Falling mail volume and soaring red ink may soon doom Saturday mail delivery and prompt three-day-a-week delivery within 15 years, Postmaster General Patrick Donahoe warns.
Donahoe’s forecast is based on a projected $8.3 billion loss this year as the drift from paper to electronic communication hammers the Postal Service. “On Sept. 30,” he told the USA TODAY editorial board Tuesday, “I won’t be able to pay my bills.”
Chief among them: a $5.5 billion payment due Sept. 30 to cover future retirees’ health benefits.
Mail carriers have been making rounds six days a week since the 19th century. After postmasters started talking about cutting back, Congress mandated the six-day delivery in 1983.
Donahoe wasn’t specific about how soon he would like to reduce service but said he thinks Congress, struggling with the federal budget, will be more open to the idea now. He said a USA TODAY/Gallup Poll last year helped move the discussion along. More than half of those polled had no problem with losing Saturday mail.

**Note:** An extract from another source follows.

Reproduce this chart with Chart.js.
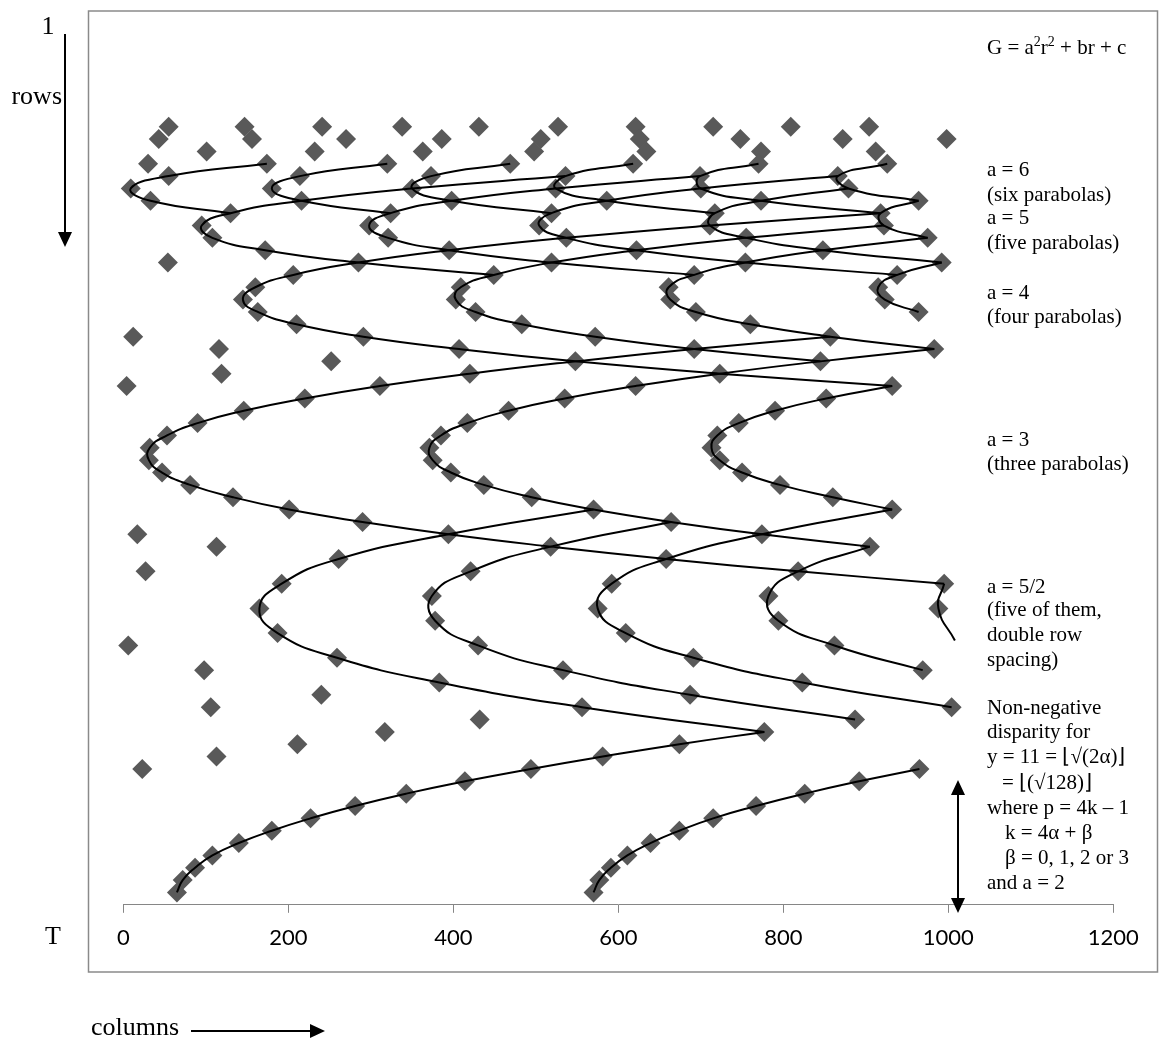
<!DOCTYPE html>
<html>
<head>
<meta charset="utf-8">
<script src="https://cdn.jsdelivr.net/npm/chart.js@4.4.1/dist/chart.umd.min.js"></script>
<style>
  html, body { margin: 0; padding: 0; background: #ffffff; }
  #wrap { position: relative; width: 1159px; height: 1039px; }
  canvas { display: block; }
</style>
</head>
<body>
<div id="wrap"><canvas id="c" width="1159" height="1039"></canvas></div>
<script>
// ---------------- DATA (columns on x, rows on y; row 1 at the top) ----------------
const xTicks = [0, 200, 400, 600, 800, 1000, 1200];

// all plotted points, row by row
const diamondRows = [9,10,11,12,13,14,15,16,17,18,19,20,21,22,23,24,25,26,27,28,29,30,31,32,33,34,35,36,37,38,39,40,
  41,42,43,44,45,46,47,48,49,50,51,52,53,54,55,56,57,58,59,60,61,62,63,64,65,66,67,68,69,70,71];
const diamondCols = [
  [55,147,241,338,431,527,621,715,809,904],
  [43,156,270,386,506,626,748,872,998],
  [101,232,363,498,634,773,912],
  [30,174,320,469,618,770,926],
  [55,214,373,536,699,866],
  [9,180,350,524,700,879],
  [33,216,398,586,773,964],
  [130,324,519,717,918],
  [95,298,504,711,922],
  [108,321,537,755,975],
  [172,395,622,848],
  [54,285,519,754,992],
  [206,449,692,938],
  [160,409,661,915],
  [145,403,663,923],
  [163,427,694,964],
  [210,483,760],
  [12,291,572,857],
  [116,407,692,983],
  [252,548,845],
  [119,420,723],
  [4,311,621,932],
  [220,535,852],
  [146,467,790],
  [90,417,746],
  [53,385,720],
  [32,371,713],
  [31,375,723],
  [47,397,750],
  [81,437,796],
  [133,495,860],
  [201,570,932],
  [290,664],
  [17,394,774],
  [113,518,905],
  [261,658],
  [27,421,818],
  [192,592,995],
  [374,782],
  [165,575,988],
  [378,794],
  [187,609],
  [6,430,862],
  [259,691],
  [98,533,969],
  [383,823],
  [240,687],
  [106,556,1004],
  [432,887],
  [317,777],
  [211,674],
  [113,581],
  [23,494,965],
  [414,892],
  [343,826],
  [281,767],
  [227,715],
  [180,674],
  [140,639],
  [108,611],
  [87,591],
  [72,577],
  [65,570]
];

// a = 6 : six parabolas
const a6Rows = [
  [12,13,14,15,16],[12,13,14,15,16],[12,13,14,15,16],[12,13,14,15,16],[12,13,14,15,16],[12,13,14,15]
];
const a6Cols = [
  [174,55,9,33,130],
  [320,214,180,216,324],
  [469,373,350,398,519],
  [618,536,524,586,717],
  [770,699,700,773,918],
  [926,866,879,964]
];

// a = 5 : five parabolas
const a5Rows = [
  [13,14,15,16,17,18,19,20,21],
  [13,14,15,16,17,18,19,20,21],
  [13,14,15,16,17,18,19,20,21],
  [14,15,16,17,18,19,20],
  [15,16,17,18]
];
const a5Cols = [
  [536,350,216,130,95,108,172,285,449],
  [699,524,398,324,298,321,395,519,692],
  [866,700,586,519,504,537,622,754,938],
  [879,773,717,711,755,848,992],
  [964,918,922,975]
];

// a = 4 : four parabolas
const a4Rows = [
  [16,17,18,19,20,21,22,23,24,25,26,27,28,29,30],
  [17,18,19,20,21,22,23,24,25,26,27,28],
  [18,19,20,21,22,23,24,25,26,27],
  [20,21,22,23,24]
];
const a4Cols = [
  [918,711,537,395,285,206,160,145,163,210,291,407,548,723,932],
  [922,755,622,519,449,409,403,427,483,572,692,845],
  [975,848,754,692,661,663,694,760,857,983],
  [992,938,915,923,964]
];

// a = 3 : three parabolas
const a3Rows = [
  [26,27,28,29,30,31,32,33,34,35,36,37,38,39,40,41,42,43,44,45,46],
  [27,28,29,30,31,32,33,34,35,36,37,38,39,40,41,42,43],
  [30,31,32,33,34,35,36,37,38,39,40]
];
const a3Cols = [
  [857,692,548,420,311,220,146,90,53,32,31,47,81,133,201,290,394,518,658,818,995],
  [983,845,723,621,535,467,417,385,371,375,397,437,495,570,664,774,905],
  [932,852,790,746,720,713,723,750,796,860,932]
];

// a = 5/2 : five parabolas, double row spacing
const a52Rows = [
  [40,42,44,46,48,50,52,54,56,58],
  [40,42,44,46,48,50,52,54,56],
  [41,43,45,47,49,51,53,55,57],
  [43,45,47,49,51,53],
  [46,48,50.6]
];
const a52Cols = [
  [570,394,261,192,165,187,259,383,556,777],
  [932,774,658,592,575,609,691,823,1004],
  [664,518,421,374,378,430,533,687,887],
  [905,818,782,794,862,969],
  [995,988,1008]
];

// a = 2 : non-negative disparity
const a2Rows = [
  [71,70,69,68,67,66,65,64,63,62,61,60,59,58],
  [71,70,69,68,67,66,65,64,63,62,61]
];
const a2Cols = [
  [65,72,87,108,140,180,227,281,343,414,494,581,674,777],
  [570,577,591,611,639,674,715,767,826,892,965]
];

const noteLines = [
  ["a = 6", 987, 170],
  ["(six parabolas)", 987, 195],
  ["a = 5", 987, 218],
  ["(five parabolas)", 987, 243],
  ["a = 4", 987, 293],
  ["(four parabolas)", 987, 317],
  ["a = 3", 987, 440],
  ["(three parabolas)", 987, 464],
  ["a = 5/2", 987, 587],
  ["(five of them,", 987, 610],
  ["double row", 987, 635],
  ["spacing)", 987, 660],
  ["Non-negative", 987, 708],
  ["disparity for", 987, 732],
  ["y = 11 = \u230A\u221A(2\u03B1)\u230B", 987, 757],
  ["= \u230A(\u221A128)\u230B", 1002, 783],
  ["where p = 4k \u2013 1", 987, 808],
  ["k = 4\u03B1 + \u03B2", 1005, 833],
  ["\u03B2 = 0, 1, 2 or 3", 1005, 858],
  ["and a = 2", 987, 883]
];
// formula title: [text, superscript?]
const formulaParts = [["G = a", false], ["2", true], ["r", false], ["2", true], [" + br + c", false]];

// ---------------- BUILD DATASETS ----------------
const diamondPts = [];
diamondRows.forEach((r, i) => diamondCols[i].forEach(c => diamondPts.push({ x: c, y: r })));

const curveSets = [];
function addCurves(rowsList, colsList) {
  colsList.forEach((cols, i) => {
    curveSets.push({
      data: cols.map((c, j) => ({ x: c, y: rowsList[i][j] })),
      showLine: true,
      borderColor: '#000000',
      borderWidth: 2,
      pointRadius: 0,
      pointHoverRadius: 0,
      tension: 0.5,
      fill: false,
      clip: false,
      order: 0
    });
  });
}
addCurves(a6Rows, a6Cols);
addCurves(a5Rows, a5Cols);
addCurves(a4Rows, a4Cols);
addCurves(a3Rows, a3Cols);
addCurves(a52Rows, a52Cols);
addCurves(a2Rows, a2Cols);

const datasets = curveSets.concat([{
  data: diamondPts,
  showLine: false,
  pointStyle: 'rectRot',
  pointRadius: 10,
  pointHoverRadius: 10,
  backgroundColor: '#595959',
  borderColor: '#595959',
  borderWidth: 0,
  clip: false,
  order: 1
}]);

// ---------------- DECORATION PLUGIN ----------------
function arrowHead(ctx, x, y, dir) {
  ctx.beginPath();
  if (dir === 'down') { ctx.moveTo(x, y); ctx.lineTo(x - 7, y - 15); ctx.lineTo(x + 7, y - 15); }
  if (dir === 'up')   { ctx.moveTo(x, y); ctx.lineTo(x - 7, y + 15); ctx.lineTo(x + 7, y + 15); }
  if (dir === 'right'){ ctx.moveTo(x, y); ctx.lineTo(x - 15, y - 7); ctx.lineTo(x - 15, y + 7); }
  ctx.closePath();
  ctx.fill();
}

const SERIF = '"Liberation Serif", "Times New Roman", serif';
const deco = {
  id: 'deco',
  beforeDraw(chart) {
    const ctx = chart.ctx;
    ctx.save();
    ctx.fillStyle = '#ffffff';
    ctx.fillRect(0, 0, chart.width, chart.height);
    ctx.strokeStyle = '#8a8a8a';
    ctx.lineWidth = 1.5;
    ctx.strokeRect(88.5, 11, 1069, 961);
    ctx.restore();
  },
  afterDraw(chart) {
    const ctx = chart.ctx;
    ctx.save();
    ctx.fillStyle = '#000';
    ctx.strokeStyle = '#000';
    ctx.textAlign = 'left';

    // formula with superscripts
    ctx.textBaseline = 'alphabetic';
    let fx = 987;
    formulaParts.forEach(([t, sup]) => {
      ctx.font = (sup ? '14px ' : '21px ') + SERIF;
      ctx.fillText(t, fx, sup ? 46 : 54);
      fx += ctx.measureText(t).width;
    });

    ctx.textBaseline = 'middle';
    ctx.font = '21px ' + SERIF;
    noteLines.forEach(([t, x, y]) => ctx.fillText(t, x, y));

    ctx.font = '26px ' + SERIF;
    ctx.textAlign = 'center';
    ctx.fillText('1', 48, 27);
    ctx.fillText('T', 53, 937);
    ctx.textAlign = 'right';
    ctx.fillText('rows', 62, 97);
    ctx.textAlign = 'left';
    ctx.fillText('columns', 91, 1028);

    ctx.lineWidth = 2;
    ctx.beginPath(); ctx.moveTo(65, 34); ctx.lineTo(65, 234); ctx.stroke();
    arrowHead(ctx, 65, 247, 'down');
    ctx.beginPath(); ctx.moveTo(191, 1031); ctx.lineTo(312, 1031); ctx.stroke();
    arrowHead(ctx, 325, 1031, 'right');
    ctx.beginPath(); ctx.moveTo(958, 792); ctx.lineTo(958, 901); ctx.stroke();
    arrowHead(ctx, 958, 780, 'up');
    arrowHead(ctx, 958, 913, 'down');
    ctx.restore();
  }
};

// ---------------- CHART ----------------
new Chart(document.getElementById('c').getContext('2d'), {
  type: 'scatter',
  data: { datasets },
  options: {
    responsive: false,
    animation: false,
    devicePixelRatio: 1,
    layout: { padding: { left: 123.3, right: 45.7, top: 27.9, bottom: 74.2 } },
    plugins: { legend: { display: false }, tooltip: { enabled: false } },
    scales: {
      x: {
        type: 'linear',
        position: 'bottom',
        min: 0,
        max: 1200,
        afterBuildTicks: s => { s.ticks = xTicks.map(v => ({ value: v })); },
        afterFit: s => { s.height = 60; },
        grid: { display: true, drawOnChartArea: false, drawTicks: true, tickLength: 8, color: '#868686', lineWidth: 1 },
        border: { display: true, color: '#868686', width: 1 },
        ticks: {
          font: { family: 'Lato', size: 22 }, color: '#000000', padding: 12, maxRotation: 0, autoSkip: false,
          callback: v => String(v)
        }
      },
      y: { type: 'linear', min: 1, max: 72, reverse: true, display: false }
    }
  },
  plugins: [deco]
});
</script>
</body>
</html>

The Postal Service estimates the move would save $3.1 billion a year.
Donahoe said the idea has “a much better chance today than a year ago. I don’t know if I’d say ‘likely’ yet.”
Asked about the long term, Donahoe said, “At some point, we’ll have to move to three” days a week of mail delivery, possibly in 15 years.
6 Responses
Will this reduce junk mail ?
Good riddance to Saturday delivery. Welcome Kavod Shabbos!

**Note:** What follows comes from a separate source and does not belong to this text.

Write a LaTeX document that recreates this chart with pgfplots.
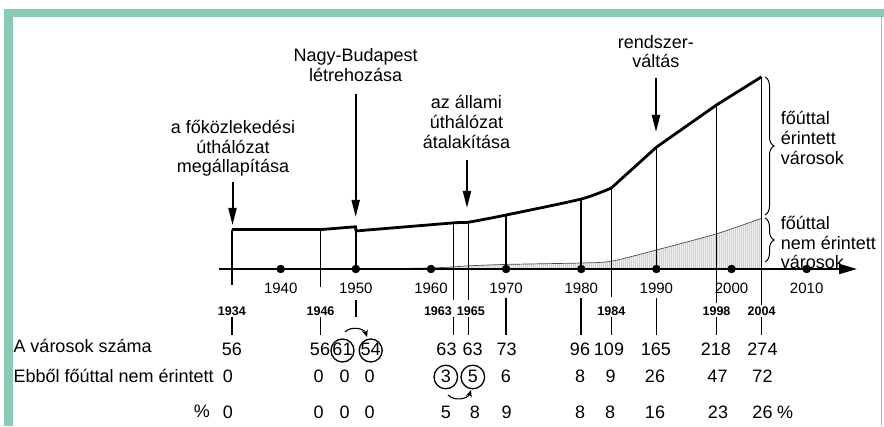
\documentclass[border=0pt]{standalone}
\usepackage{fontspec}
\setmainfont{Liberation Sans}
\usepackage{pgfplots}
\pgfplotsset{compat=1.18}
\usetikzlibrary{arrows.meta,patterns,decorations.pathreplacing}
\definecolor{framec}{RGB}{136,203,180}
\pgfdeclarepatternformonly{vlines2}{\pgfpointorigin}{\pgfqpoint{2.2pt}{10pt}}{\pgfqpoint{2.2pt}{10pt}}{%
  \pgfsetlinewidth{0.7pt}\pgfpathmoveto{\pgfqpoint{1.1pt}{-1pt}}\pgfpathlineto{\pgfqpoint{1.1pt}{11pt}}\pgfusepath{stroke}}
\newcommand{\bigf}{\fontsize{18}{20}\selectfont}
\newcommand{\midf}{\fontsize{15}{17}\selectfont}
\newcommand{\smf}{\fontsize{12.5}{14}\selectfont\bfseries}
\begin{document}
\begin{tikzpicture}[x=1pt,y=1pt]
\useasboundingbox (0,0) rectangle (884,426);
\fill[white] (0,0) rectangle (884,426);
% frame
\fill[framec] (4,0) rectangle (12.7,417);
\fill[framec] (4,408.5) rectangle (884,417);
\fill[framec] (880.5,0) rectangle (882,417);

\begin{axis}[at={(205.56pt,157pt)}, anchor=south west, scale only axis,
  width=638.69pt, height=211.2pt, xmin=1930, xmax=2015, ymin=0, ymax=300,
  hide axis, clip=false, unbounded coords=jump]
% towns not touched by main roads (hatched area)
\addplot[draw=gray!60!black, line width=0.7pt, pattern=vlines2, pattern color=black!50, smooth, tension=0.4]
  coordinates {(1952,0)(1960,1.5)(1963,3)(1965,4.5)(1970,6.5)(1980,8.5)(1984,11)(1990,27)(1998,50)(2004,72)} \closedcycle;
% event lines
\addplot[black, line width=1.6pt] coordinates {
 (1933.5,-22.7)(1933.5,56) (1940,nan)
 (1945.3,-25.6)(1945.3,56) (1947,nan)
 (1950,0)(1950,60) (1955,nan)
 (1963,-44)(1963,65.5) (1964,nan)
 (1965,-44)(1965,66.5) (1967,nan)
 (1970,0)(1970,76.7) (1975,nan)
 (1980,0)(1980,99.4) (1982,nan)
 (1984,-39.8)(1984,115) (1986,nan)
 (1990,0)(1990,173) (1995,nan)
 (1998,-48.3)(1998,233) (2000,nan)
 (2004,-51)(2004,273)};
% stubs below labels
\addplot[black, line width=1.6pt] coordinates {
 (1933.5,-68.2)(1933.5,-93.75) (1940,nan)
 (1945.3,-68.2)(1945.3,-93.75) (1947,nan)
 (1950,-44)(1950,-68.2) (1955,nan)
 (1963,-68.2)(1963,-93.75) (1964,nan)
 (1965,-68.2)(1965,-93.75) (1967,nan)
 (1970,-41.2)(1970,-93.75) (1975,nan)
 (1980,-41.2)(1980,-93.75) (1982,nan)
 (1984,-68.2)(1984,-93.75) (1986,nan)
 (1990,-41.2)(1990,-93.75) (1995,nan)
 (1998,-68.2)(1998,-93.75) (2000,nan)
 (2004,-68.2)(2004,-93.75)};
% total number of towns
\addplot[black, line width=2.8pt, line join=round] coordinates {(1933.5,56)(1945.3,56)(1950,60)(1950,54)};
\addplot[black, line width=2.8pt, smooth, tension=0.4] coordinates {(1950,54)(1963,65.5)(1965,66.5)(1970,76.7)(1980,99.4)(1984,115)};
\addplot[black, line width=2.8pt, line join=round] coordinates {(1984,115)(1990,173)(1998,233)(2004,273)};
% time axis
\draw[line width=1.9pt, -{Triangle[length=18pt,width=10pt]}] (axis cs:1931.8,0) -- (axis cs:2016.7,0);
\addplot[only marks, mark=*, mark size=4pt, black] coordinates {(1940,0)(1950,0)(1960,0)(1970,0)(1980,0)(1990,0)(2000,0)(2010,0)};
\node[font=\midf] at (axis cs:1940,-27) {1940};
\node[font=\midf] at (axis cs:1950,-27) {1950};
\node[font=\midf] at (axis cs:1960,-27) {1960};
\node[font=\midf] at (axis cs:1970,-27) {1970};
\node[font=\midf] at (axis cs:1980,-27) {1980};
\node[font=\midf] at (axis cs:1990,-27) {1990};
\node[font=\midf] at (axis cs:2000,-27) {2000};
\node[font=\midf] at (axis cs:2010,-27) {2010};
\node[font=\smf] at (axis cs:1933.5,-59.7) {1934};
\node[font=\smf] at (axis cs:1945.3,-59.7) {1946};
\node[font=\smf, anchor=east, inner xsep=0pt] at (axis cs:1962.8,-59.7) {1963};
\node[font=\smf] at (axis cs:1965.3,-59.7) {1965};
\node[font=\smf] at (axis cs:1984,-59.7) {1984};
\node[font=\smf] at (axis cs:1998,-59.7) {1998};
\node[font=\smf] at (axis cs:2004,-59.7) {2004};
\end{axis}

% event annotations
\tikzset{evarrow/.style={line width=2pt, -{Triangle[length=17pt,width=8pt]}}}
\draw[evarrow] (232.5,244.3) -- (232.5,201);
\draw[evarrow] (355.7,332) -- (355.7,209);
\draw[evarrow] (467,266) -- (467,218);
\draw[evarrow] (656,348) -- (656,294);
\node[font=\bigf, anchor=base] at (233,292.7) {a főközlekedési};
\node[font=\bigf, anchor=base] at (233,272.7) {úthálózat};
\node[font=\bigf, anchor=base] at (233,253) {megállapítása};
\node[font=\bigf, anchor=base] at (355.7,364.3) {Nagy-Budapest};
\node[font=\bigf, anchor=base] at (355.7,344.3) {létrehozása};
\node[font=\bigf, anchor=base] at (466.5,317) {az állami};
\node[font=\bigf, anchor=base] at (466.5,297) {úthálózat};
\node[font=\bigf, anchor=base] at (466.5,277) {átalakítása};
\node[font=\bigf, anchor=base] at (655.8,377.7) {rendszer-};
\node[font=\bigf, anchor=base] at (655.8,358.3) {váltás};

% braces
\draw[line width=1pt, decorate, decoration={brace, amplitude=9pt}] (765,349) -- (765,211);
\draw[line width=1pt, decorate, decoration={brace, amplitude=9pt}] (765,208) -- (765,164);
\node[font=\bigf, anchor=base west, inner xsep=0pt] at (780.7,301) {főúttal};
\node[font=\bigf, anchor=base west, inner xsep=0pt] at (780.7,281) {érintett};
\node[font=\bigf, anchor=base west, inner xsep=0pt] at (780.7,261) {városok};
\node[font=\bigf, anchor=base west, inner xsep=0pt] at (780.7,196) {főúttal};
\node[font=\bigf, anchor=base west, inner xsep=0pt] at (780.7,176.5) {nem érintett};
\node[font=\bigf, anchor=base west, inner xsep=0pt] at (780.7,157) {városok};

% table
\node[font=\bigf, anchor=base west, inner xsep=0pt] at (13.3,74) {A városok száma};
\node[font=\bigf, anchor=base west, inner xsep=0pt] at (13.3,44) {Ebből főúttal nem érintett};
\node[font=\bigf, anchor=base east, inner xsep=0pt] at (210,9) {\%};
\foreach \x/\v in {232/56,320/56,342.5/61,370.7/54,446.5/63,472.7/63,506.7/73,580/96,609/109,655.8/165,715.8/218,762.5/274}{
  \node[font=\bigf, anchor=base] at (\x,70) {\v};
}
\foreach \x/\v in {228/0,318.7/0,344.7/0,369.7/0,445.8/3,472.8/5,505.8/6,580/8,610.5/9,655/26,717.5/47,762.5/72}{
  \node[font=\bigf, anchor=base] at (\x,43) {\v};
}
\foreach \x/\v in {228/0,318.7/0,344.7/0,369.7/0,445.8/5,475/8,506.7/9,580/8,610/8,655/16,718/23,762.5/26}{
  \node[font=\bigf, anchor=base] at (\x,7.5) {\v};
}
\node[font=\bigf, anchor=base] at (785,7.5) {\%};
% circles
\draw[line width=1.3pt] (342.5,75.5) circle (11.5);
\draw[line width=1.3pt] (370.7,75.5) circle (11.5);
\draw[line width=1.3pt] (445.8,49) circle (11.8);
\draw[line width=1.3pt] (472.8,49) circle (11.8);
\draw[line width=1.1pt, -{Stealth[length=7pt,width=6pt]}] (345,94) to[bend left=60] (367,89);
\draw[line width=1.1pt, -{Stealth[length=7pt,width=6pt]}] (448,31) to[bend right=60] (471,36);
\end{tikzpicture}
\end{document}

The mail system is corrupt! I get every day every ones mail.. except for my mine.. they are understaffed and staffed with the cheapest and dumbest – dont know how to read a word of English! I am fed up with them! Anyone else having the same?
3. Every day?? Everyone else’s mail?! Wow, so you have my mail!

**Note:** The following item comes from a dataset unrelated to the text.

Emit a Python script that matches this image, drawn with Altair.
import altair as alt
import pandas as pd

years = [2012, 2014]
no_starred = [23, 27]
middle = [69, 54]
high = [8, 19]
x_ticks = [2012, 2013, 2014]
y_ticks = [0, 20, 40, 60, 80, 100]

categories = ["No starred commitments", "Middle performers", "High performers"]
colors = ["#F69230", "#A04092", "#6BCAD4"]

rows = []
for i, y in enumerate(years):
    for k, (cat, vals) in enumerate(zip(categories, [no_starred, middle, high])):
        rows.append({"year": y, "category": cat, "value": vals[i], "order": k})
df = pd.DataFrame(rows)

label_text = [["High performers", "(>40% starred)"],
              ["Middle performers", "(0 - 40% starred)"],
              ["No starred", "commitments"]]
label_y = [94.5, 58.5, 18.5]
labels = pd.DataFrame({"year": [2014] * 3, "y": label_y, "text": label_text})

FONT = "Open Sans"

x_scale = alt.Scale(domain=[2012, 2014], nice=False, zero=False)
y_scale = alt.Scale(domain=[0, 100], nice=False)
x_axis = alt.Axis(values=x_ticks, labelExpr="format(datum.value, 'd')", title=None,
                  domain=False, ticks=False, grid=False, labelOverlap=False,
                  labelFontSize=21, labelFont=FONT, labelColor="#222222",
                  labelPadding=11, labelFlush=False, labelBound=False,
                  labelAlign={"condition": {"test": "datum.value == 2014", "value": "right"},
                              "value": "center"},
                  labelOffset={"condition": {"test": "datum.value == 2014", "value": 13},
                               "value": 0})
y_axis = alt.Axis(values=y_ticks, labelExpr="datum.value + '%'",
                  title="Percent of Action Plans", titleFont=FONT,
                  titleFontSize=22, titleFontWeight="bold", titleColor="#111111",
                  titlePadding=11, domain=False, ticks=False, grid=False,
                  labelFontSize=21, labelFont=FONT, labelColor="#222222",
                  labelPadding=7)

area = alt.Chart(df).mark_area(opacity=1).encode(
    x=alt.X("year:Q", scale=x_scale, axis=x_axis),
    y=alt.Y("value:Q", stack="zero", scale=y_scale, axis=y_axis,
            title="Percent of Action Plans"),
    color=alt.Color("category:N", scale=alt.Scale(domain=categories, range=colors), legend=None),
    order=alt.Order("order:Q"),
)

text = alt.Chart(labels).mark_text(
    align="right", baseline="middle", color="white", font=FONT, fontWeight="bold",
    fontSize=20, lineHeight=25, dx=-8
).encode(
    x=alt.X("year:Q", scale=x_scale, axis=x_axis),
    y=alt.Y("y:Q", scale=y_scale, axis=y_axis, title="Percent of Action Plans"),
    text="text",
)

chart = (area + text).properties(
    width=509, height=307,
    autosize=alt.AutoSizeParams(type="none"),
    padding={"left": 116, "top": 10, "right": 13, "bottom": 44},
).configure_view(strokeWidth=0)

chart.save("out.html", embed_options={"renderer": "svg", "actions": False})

Quit the over exaggeration!!
Actually the US postal service is more efficient and less expensive than most in the world. Obviously, we can do without Saturday delivery, though!
This sounds as serious as announcing the ice trucks would stop making deliveries, and when the blacksmith’s in town either quit (or at least stopped shodding horses). How did we survive when the typewriter repair shops closed?
How will we get our junk mail? Our schnorring letters? Our Netflixes (which I’m sure most gedolim don’t approve of).